What’s Keeping Illinois Farmland Markets so Strong?
Bruce J. Sherrick
Department of Agricultural and Consumer Economics
University of Illinois at Urbana-Champaign
According to USDA, the average appreciation
for farmland in Illinois was 5% in
2003. The Chicago Federal Reserve in its AgLetter survey
of agricultural bankers reports
a district-wide increase of 7% in the value of good
farmland, with upper 2/3 of Illinois
experiencing 8% to 13% increases in values. The Illinois
Society of Professional Farm
Managers and Rural Appraisers (ISPFMRA) conducts an
annual state-wide survey, and
likewise found strong rates of appreciation, with average
appreciation approaching 15%
in counties in the northern corridor of
Illinois and generally strong increases throughout
the state.
What factors are contributing most to strong farmland
values? While traditional
explanations of farmland values focus on farm income
as a primary determinant of
farmland values, it is increasingly important to account
for factors unrelated to the value
of farm production.
In a recent study at the University of Illinois, sales
data from the Illinois Dept. of
Revenue were examined to identify factors associated
with differences in farmland prices
through time and across locations.

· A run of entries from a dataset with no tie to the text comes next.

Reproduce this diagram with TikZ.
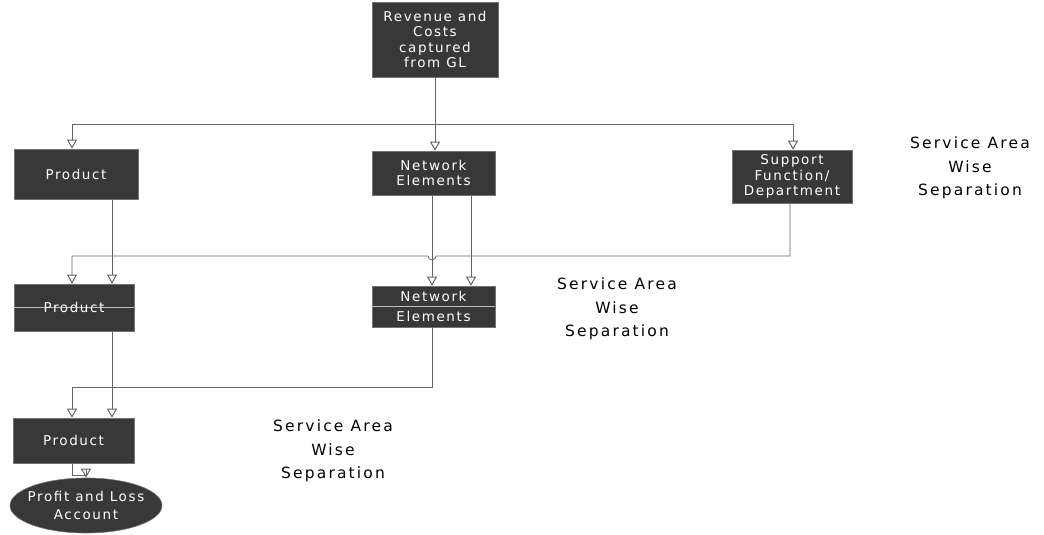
\documentclass[tikz,border=0pt]{standalone}
\usepackage{fontspec}
\setmainfont{DejaVu Sans}
\newfontfamily\boxfont{DejaVu Sans}[LetterSpace=12]
\newfontfamily\lblfont{DejaVu Sans}[LetterSpace=14]
\usetikzlibrary{arrows.meta,shapes.geometric,calc}
\begin{document}
\begin{tikzpicture}[x=1pt,y=-1pt,
  box/.style={rectangle,fill=black!78,draw=black!55,line width=0.6pt,text=white,
    align=center,font=\boxfont\fontsize{13.5}{15.5}\selectfont,inner sep=0pt},
  oval/.style={ellipse,fill=black!78,draw=black!55,line width=0.6pt,inner sep=0pt},
  btxt/.style={text=white,align=center,inner sep=0pt},
  lbl/.style={align=center,font=\lblfont\fontsize{15.5}{23.5}\selectfont,text=black},
  conn/.style={draw=black!60,line width=0.8pt},
  arr/.style={conn,-{Triangle[open,width=10pt,length=9pt,line width=1pt]}},
  sep/.style={draw=white!75!black,line width=0.6pt}]
\useasboundingbox (0,0) rectangle (1044,535);

\node[box,minimum width=126pt,minimum height=75pt] (top) at (435,39.5) {Revenue and\\Costs\\captured\\from GL};

\node[box,minimum width=124pt,minimum height=50pt] (P1) at (76,174) {Product};
\node[box,minimum width=123pt,minimum height=44pt] (N1) at (433.5,173) {Network\\Elements};
\node[box,minimum width=120pt,minimum height=53pt] (S1) at (792,176.5) {Support\\Function/\\Department};

\node[box,minimum width=120pt,minimum height=47pt] (P2) at (74,307.5) {};
\draw[sep] (P2.west) -- (P2.east);
\node[btxt,font=\boxfont\fontsize{13.5}{15.5}\selectfont] (P2t) at (P2) {Product};
\node[box,minimum width=123pt,minimum height=41pt] (N2) at (433.5,306.5) {};
\draw[sep] (N2.west) -- (N2.east);
\node[btxt,font=\boxfont\fontsize{13.5}{20}\selectfont] (N2t) at (N2) {Network\\Elements};

\node[box,minimum width=121pt,minimum height=45pt] (P3) at (73.5,440.5) {Product};
\node[oval,minimum width=152pt,minimum height=55pt] (PL) at (86,505.5) {};
\node[btxt,font=\boxfont\fontsize{13.5}{18}\selectfont] (PLt) at (PL) {Profit and Loss\\Account};

\node[lbl] (L1) at (970,168) {Service Area\\Wise\\Separation};
\node[lbl] (L2) at (617,309) {Service Area\\Wise\\Separation};
\node[lbl] (L3) at (333,451) {Service Area\\Wise\\Separation};

% level 1
\draw[arr] (top.south) -- (top.south |- N1.north);
\draw[arr] (top.south |- 0,124) -| ([xshift=-4pt]P1.north);
\draw[arr] (top.south |- 0,124) -| ([xshift=1pt]S1.north);

% level 2
\draw[arr] ([xshift=36pt]P1.south) -- ([xshift=36pt]P1.south |- P2.north);
\draw[arr] ([xshift=-1.5pt]N1.south) -- ([xshift=-1.5pt]N1.south |- N2.north);
\draw[arr] ([xshift=37.5pt]N1.south) -- ([xshift=37.5pt]N1.south |- N2.north);
\draw[arr] ([xshift=-2pt]S1.south) -- ([xshift=-2pt]S1.south |- 0,256)
  -- (436,256) arc[start angle=0,end angle=-180,radius=4pt]
  -- ([xshift=-2pt]P2.north |- 0,256) -- ([xshift=-2pt]P2.north);

% level 3
\draw[arr] ([xshift=38pt]P2.south) -- ([xshift=38pt]P2.south |- P3.north);
\draw[arr] ([xshift=-1.5pt]N2.south) -- ([xshift=-1.5pt]N2.south |- 0,387)
  -| ([xshift=-1.5pt]P3.north);

% to P&L
\draw[arr] ([xshift=-1.5pt]P3.south) -- ++(0,12) -| (PL.north);
\end{tikzpicture}
\end{document}
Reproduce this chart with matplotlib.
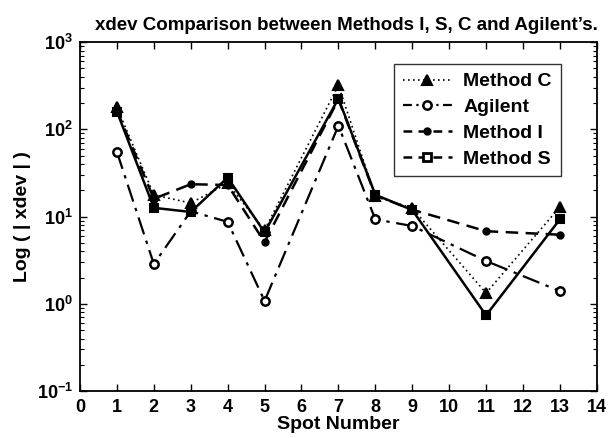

Sales from over 64,000
farms covering 4.2 million
acres were examined to identify influences of soil productivity,
size, location,
ruralness, population density, non-farm
income, distance to cities over 50,000 in
population, and livestock production intensity and scale.
Not surprisingly, the results show that soil productivity
and land improvements
contribute significantly to the farmland value. Further,
increasing parcel size has a small
negative effect. But these factors do not change much
over time, and other sources of
income (e.g., government payments) have not increased
enough to explain the remaining
value increases.
So what other factors help to understand farmland values?
Interestingly, distance
to large cities is highly significant even for
counties well beyond the northern corridor.
Further, the ruralness of a county (measured by USDA
Beale-code), has a negative
impact on farmland values, but not on farm income. Population
density has an effect that
can be translated as a 10% increase in population increases
farmland value by about
7.9%. Non-farm per capital income has a slightly less
pronounced effect. Swine
production has a more complicated relationship. The
study finds that the more swine in a
region, the lower valued the farmland, although directional
causality is not established.
However, more concentrated production (more animals
per production unit) is associated
with higher values. Thus, for a given total production,
land values are highest under
concentrated rather than dispersed production systems.
Perhaps even more important is the influence of so-called
1031 or tax-deferred
exchanges. In the ISPMRA survey, 45% of purchases were
reportedly motivated by
1031 considerations (as high as 60% of buyers in Chicagoland
collar counties where over
30,000 new building permits have recently been issued
per year). The ability to trade
out and avoid capital gains taxes translates to
higher willingness to pay. In light of the
thin market for farmland, the significance of this effect
may be difficult to overstate.
Relatively low interest rates, and recently high farm
incomes further augment the demand
by traditional buyers. Finally, the low correlation
in farm returns to other financial
investments, and attractiveness of real estate as an
inflation hedge, also contribute to the
continuing strong demand for farmland.